5 Habits Killing Your Investing Success

The year is still young. We have time to incorporate self-improving habits that will become second nature by Dec. 31.
Just as important, we have time to break bad investing habits.
The following five investing habits are best broken sooner than later. The sooner you break these habits, the sooner you’ll improve your investing results.

1. Chasing Last Year’s Winners

“What worked yesterday is guaranteed to work tomorrow, and forever thereafter.”
No, it’s not. Change is constant. Investors continually cycle out of one investment class and into another. Many investors jump into the hot investment class, the one with the best past performance, just as that class is set to cool.
Data from the St. Louis Federal Reserve show that chasing hot stocks imparts real damage. From 2000 through 2012, the return-chasing investors in mutual funds realized a 3.6% return. The buy-and-hold investor, on the other hand, realized a 5.6% return.
Stocks that have soared to the stratosphere eventually return to earth (see Apple Inc.). Stocks that have cratered eventually emerge from their hole (see General Electric).
Contemplate how the future can change, not how the present will extrapolate.

2. Misunderstanding Performance Information

We’ve all seen the advertisement: “Our fund has beaten the S&P 500 over the past five years.”  Parse the fine print, and you’ll find: “Past returns are no guarantee of future performance.”
An investment that has outperformed the broad market over the past five years is as likely  to underperform over the next five years. Investment styles cycle up and down.
We have one exception.
Investing for income and dividend growth has proven to increase wealth over time. Look no further than dividend aristocrats McDonald’s (NYSE: MCD), T. Rowe Price (NYSE: TROW), and Altria Group (NYSE: MO).

3. Excessive Trading

Many investors are obsessed with action. They fail to account for the expenses actions impose. Traders incur higher commission costs and higher taxes compared to buy-and-hold investors.
Even the rare few who win enough to cover the higher costs are unlikely to win.
An investment study published in 2000 showed that individual investors paid a steep performance price for hyperactivity in their investing habits. The study focused on 66,465 households with accounts at a large discount broker during 1991 to 1996. Those who traded most earned an annual return 6.5% less than the overall market during the period.

4. Thinking Investing Is Easy

Stocks have a very high noise-to-signal ratio. Meaningful information is conflated with a lot of nonsense. Analyzing stocks requires work. Investing is a business, not a hobby. We are competing against a slew of other investors.
Successful investing is hard.
It is wise to approach investing as the professional poker player approaches the poker table. You need to know more than the basics to succeed. Yes, you will win a few hands out of luck, which will keep you coming back, but the odds will eventually work against you.
Don’t allow yourself to underestimate the difficulty. Approach investing as a disciplined business venture and you will minimize the gambling aspects of investing and increase your chances of long-term success.
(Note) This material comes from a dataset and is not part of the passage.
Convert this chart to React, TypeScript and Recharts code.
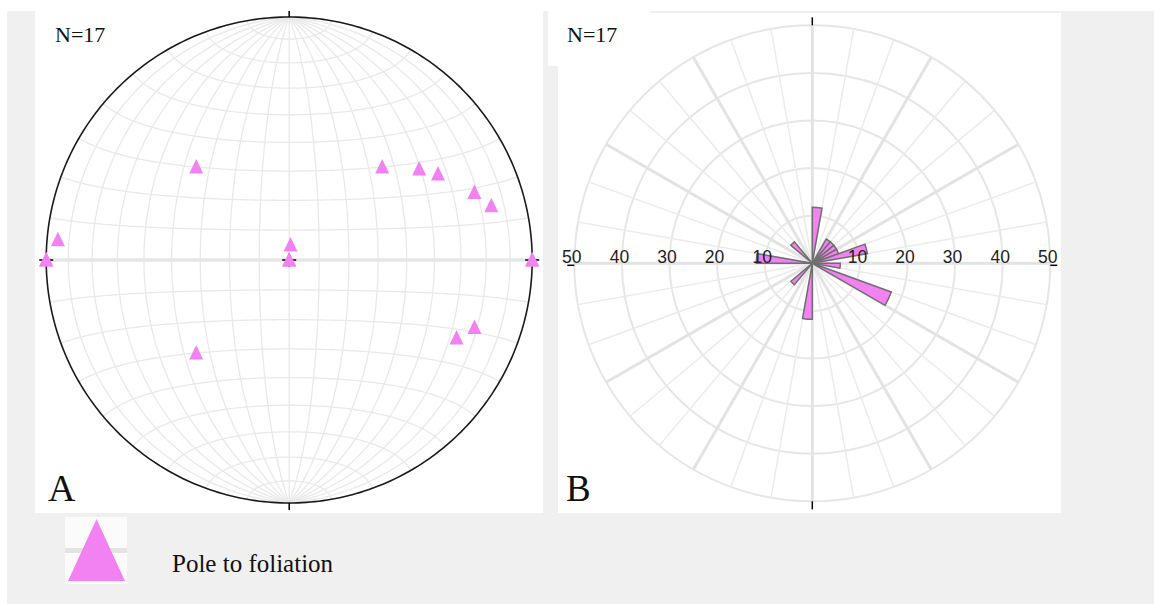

5. Obsessing Over Your Portfolio

The internet provides ceaseless access to portfolio monitoring. Investors check their portfolio daily, if not hourly. That’s not a good thing.
Nassim Taleb, author of Fooled by Randomness, offers an insightful example of the pitfalls of continual monitoring.
Taleb’s example centers on an outstanding investor who earns 15% returns annually on a portfolio with 10% price volatility. This means that in one year the investor has a 93% probability of success.
If the investor monitored his portfolio only annually, odds are high – at 93% – he’ll experience pleasure (and success).
The more he monitors, the more likely he’ll confront negative information. The outstanding investor in Taleb’s example has a 46% probability that he’ll run across negative information (and thus pain) if he monitors his portfolio daily.
The negative registers twice as much on the brain as the positive. The more you monitor, the more likely you will encounter negative information. More important, the more likely you are to act on the negative information.
Break the preceding five investing habits in 2019 and you’ll enter 2020 a more competent investor.